--- Start ---

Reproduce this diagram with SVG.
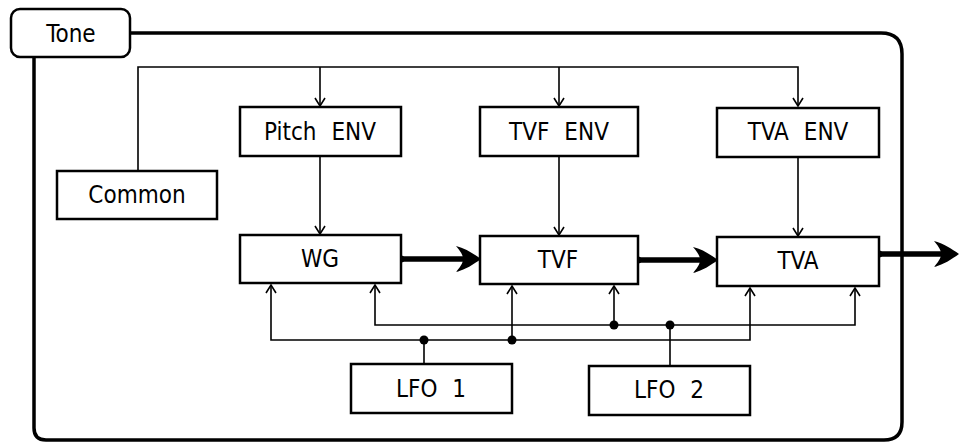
<svg xmlns="http://www.w3.org/2000/svg" width="963" height="444" viewBox="0 0 963 444">
<style>
.box{fill:#fff;stroke:#000;stroke-width:2.5}
.frame{fill:none;stroke:#000;stroke-width:3.5}
.wire{fill:none;stroke:#000;stroke-width:1.6}
.thick{fill:none;stroke:#000;stroke-width:5.5}
.lbl{font-family:"DejaVu Sans Condensed","Liberation Sans",sans-serif;font-size:24px;fill:#000;text-anchor:middle;word-spacing:8px}
.dot{fill:#000}
</style>
<defs>
<marker id="open" viewBox="-10 -7 12 14" markerWidth="12" markerHeight="14" refX="0" refY="0" orient="auto-start-reverse" markerUnits="userSpaceOnUse">
<path d="M-8,-5 L0,0 L-8,5" fill="none" stroke="#000" stroke-width="1.6"/>
</marker>
<marker id="fat" viewBox="-27 -15 29 30" markerWidth="29" markerHeight="30" refX="0" refY="0" orient="auto" markerUnits="userSpaceOnUse">
<path d="M0,0 C-7,-5 -16,-11 -25,-13 C-19,-6 -18,-3 -18,0 C-18,3 -19,6 -25,13 C-16,11 -7,5 0,0 Z" fill="#000"/>
</marker>
</defs>

<g id="frame">
<path class="frame" d="M130,33 H881 Q902,33 902,54 V422 Q902,440 884,440 H46 Q34,440 34,428 V57"/>
</g>

<g id="connectors">
<path class="wire" d="M138,170 V67 H798 V106" marker-end="url(#open)"/>
<path class="wire" d="M320,67 V106" marker-end="url(#open)"/>
<path class="wire" d="M559,67 V106" marker-end="url(#open)"/>
<path class="wire" d="M320,156 V234" marker-end="url(#open)"/>
<path class="wire" d="M559,156 V235" marker-end="url(#open)"/>
<path class="wire" d="M798,157 V236" marker-end="url(#open)"/>
<path class="wire" d="M271,285 V340 H750 V288" marker-start="url(#open)" marker-end="url(#open)"/>
<path class="wire" d="M375,285 V325 H855 V288" marker-start="url(#open)" marker-end="url(#open)"/>
<path class="wire" d="M424,364 V340"/>
<path class="wire" d="M670,366 V325"/>
<path class="wire" d="M512,340 V286" marker-end="url(#open)"/>
<path class="wire" d="M614,325 V286" marker-end="url(#open)"/>
<circle class="dot" cx="424" cy="340" r="4.5"/>
<circle class="dot" cx="512" cy="340" r="4.5"/>
<circle class="dot" cx="614" cy="325" r="4.5"/>
<circle class="dot" cx="670" cy="325" r="4.5"/>
<path class="thick" d="M401,259 H464"/>
<path class="thick" d="M638,260 H701"/>
<path class="thick" d="M879,254 H941"/>
<path d="M466,259 L481,259" stroke="none" fill="none" marker-end="url(#fat)"/>
<path d="M703,260 L718,260" stroke="none" fill="none" marker-end="url(#fat)"/>
<path d="M944,254 L959,254" stroke="none" fill="none" marker-end="url(#fat)"/>
<circle class="dot" cx="401" cy="259" r="3.5"/>
<circle class="dot" cx="638" cy="260" r="3.5"/>
<circle class="dot" cx="879" cy="254" r="3.5"/>
</g>

<g id="tone">
<rect class="box" x="11" y="9" width="119" height="48" rx="9"/>
<text class="lbl" x="71" y="42">Tone</text>
</g>
<g id="common">
<rect class="box" x="57" y="171" width="160" height="48"/>
<text class="lbl" x="137" y="203">Common</text>
</g>
<g id="pitch-env">
<rect class="box" x="240" y="107" width="161" height="49"/>
<text class="lbl" x="320" y="140">Pitch ENV</text>
</g>
<g id="tvf-env">
<rect class="box" x="480" y="107" width="158" height="49"/>
<text class="lbl" x="559" y="140">TVF ENV</text>
</g>
<g id="tva-env">
<rect class="box" x="717" y="108" width="162" height="49"/>
<text class="lbl" x="798" y="140">TVA ENV</text>
</g>
<g id="wg">
<rect class="box" x="240" y="235" width="161" height="48"/>
<text class="lbl" x="320" y="267">WG</text>
</g>
<g id="tvf">
<rect class="box" x="480" y="236" width="158" height="48"/>
<text class="lbl" x="558" y="268">TVF</text>
</g>
<g id="tva">
<rect class="box" x="717" y="237" width="162" height="49"/>
<text class="lbl" x="798" y="269">TVA</text>
</g>
<g id="lfo1">
<rect class="box" x="351" y="364" width="161" height="49"/>
<text class="lbl" x="431" y="397">LFO 1</text>
</g>
<g id="lfo2">
<rect class="box" x="589" y="366" width="161" height="49"/>
<text class="lbl" x="669" y="398">LFO 2</text>
</g>
</svg>
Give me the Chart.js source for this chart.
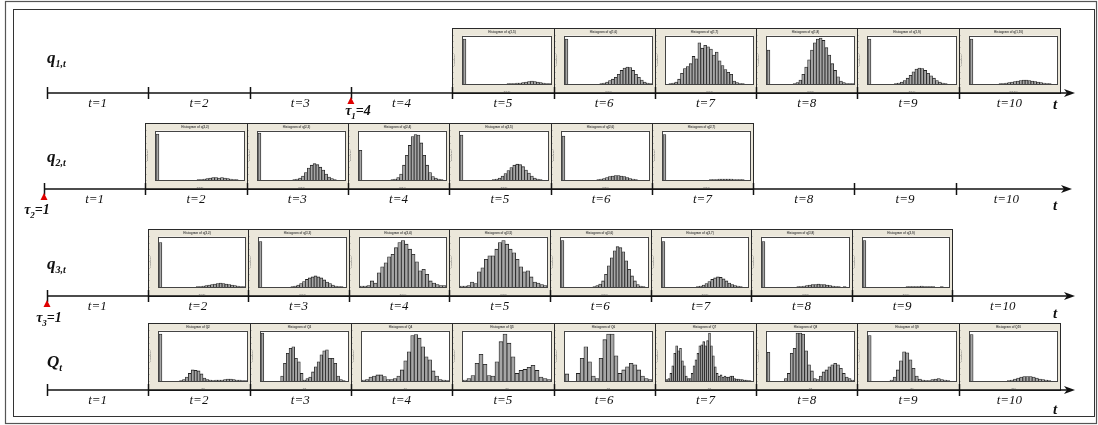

--- End ---

§ REQUEST:
Exclude the images, then output the data above word for word.

§ FINISHED ANSWER:
Reproduce this diagram with SVG.
<svg xmlns="http://www.w3.org/2000/svg" width="963" height="444" viewBox="0 0 963 444">
<style>
.box{fill:#fff;stroke:#000;stroke-width:2.5}
.frame{fill:none;stroke:#000;stroke-width:3.5}
.wire{fill:none;stroke:#000;stroke-width:1.6}
.thick{fill:none;stroke:#000;stroke-width:5.5}
.lbl{font-family:"DejaVu Sans Condensed","Liberation Sans",sans-serif;font-size:24px;fill:#000;text-anchor:middle;word-spacing:8px}
.dot{fill:#000}
</style>
<defs>
<marker id="open" viewBox="-10 -7 12 14" markerWidth="12" markerHeight="14" refX="0" refY="0" orient="auto-start-reverse" markerUnits="userSpaceOnUse">
<path d="M-8,-5 L0,0 L-8,5" fill="none" stroke="#000" stroke-width="1.6"/>
</marker>
<marker id="fat" viewBox="-27 -15 29 30" markerWidth="29" markerHeight="30" refX="0" refY="0" orient="auto" markerUnits="userSpaceOnUse">
<path d="M0,0 C-7,-5 -16,-11 -25,-13 C-19,-6 -18,-3 -18,0 C-18,3 -19,6 -25,13 C-16,11 -7,5 0,0 Z" fill="#000"/>
</marker>
</defs>

<g id="frame">
<path class="frame" d="M130,33 H881 Q902,33 902,54 V422 Q902,440 884,440 H46 Q34,440 34,428 V57"/>
</g>

<g id="connectors">
<path class="wire" d="M138,170 V67 H798 V106" marker-end="url(#open)"/>
<path class="wire" d="M320,67 V106" marker-end="url(#open)"/>
<path class="wire" d="M559,67 V106" marker-end="url(#open)"/>
<path class="wire" d="M320,156 V234" marker-end="url(#open)"/>
<path class="wire" d="M559,156 V235" marker-end="url(#open)"/>
<path class="wire" d="M798,157 V236" marker-end="url(#open)"/>
<path class="wire" d="M271,285 V340 H750 V288" marker-start="url(#open)" marker-end="url(#open)"/>
<path class="wire" d="M375,285 V325 H855 V288" marker-start="url(#open)" marker-end="url(#open)"/>
<path class="wire" d="M424,364 V340"/>
<path class="wire" d="M670,366 V325"/>
<path class="wire" d="M512,340 V286" marker-end="url(#open)"/>
<path class="wire" d="M614,325 V286" marker-end="url(#open)"/>
<circle class="dot" cx="424" cy="340" r="4.5"/>
<circle class="dot" cx="512" cy="340" r="4.5"/>
<circle class="dot" cx="614" cy="325" r="4.5"/>
<circle class="dot" cx="670" cy="325" r="4.5"/>
<path class="thick" d="M401,259 H464"/>
<path class="thick" d="M638,260 H701"/>
<path class="thick" d="M879,254 H941"/>
<path d="M466,259 L481,259" stroke="none" fill="none" marker-end="url(#fat)"/>
<path d="M703,260 L718,260" stroke="none" fill="none" marker-end="url(#fat)"/>
<path d="M944,254 L959,254" stroke="none" fill="none" marker-end="url(#fat)"/>
<circle class="dot" cx="401" cy="259" r="3.5"/>
<circle class="dot" cx="638" cy="260" r="3.5"/>
<circle class="dot" cx="879" cy="254" r="3.5"/>
</g>

<g id="tone">
<rect class="box" x="11" y="9" width="119" height="48" rx="9"/>
<text class="lbl" x="71" y="42">Tone</text>
</g>
<g id="common">
<rect class="box" x="57" y="171" width="160" height="48"/>
<text class="lbl" x="137" y="203">Common</text>
</g>
<g id="pitch-env">
<rect class="box" x="240" y="107" width="161" height="49"/>
<text class="lbl" x="320" y="140">Pitch ENV</text>
</g>
<g id="tvf-env">
<rect class="box" x="480" y="107" width="158" height="49"/>
<text class="lbl" x="559" y="140">TVF ENV</text>
</g>
<g id="tva-env">
<rect class="box" x="717" y="108" width="162" height="49"/>
<text class="lbl" x="798" y="140">TVA ENV</text>
</g>
<g id="wg">
<rect class="box" x="240" y="235" width="161" height="48"/>
<text class="lbl" x="320" y="267">WG</text>
</g>
<g id="tvf">
<rect class="box" x="480" y="236" width="158" height="48"/>
<text class="lbl" x="558" y="268">TVF</text>
</g>
<g id="tva">
<rect class="box" x="717" y="237" width="162" height="49"/>
<text class="lbl" x="798" y="269">TVA</text>
</g>
<g id="lfo1">
<rect class="box" x="351" y="364" width="161" height="49"/>
<text class="lbl" x="431" y="397">LFO 1</text>
</g>
<g id="lfo2">
<rect class="box" x="589" y="366" width="161" height="49"/>
<text class="lbl" x="669" y="398">LFO 2</text>
</g>
</svg>
Give me the Chart.js source for this chart.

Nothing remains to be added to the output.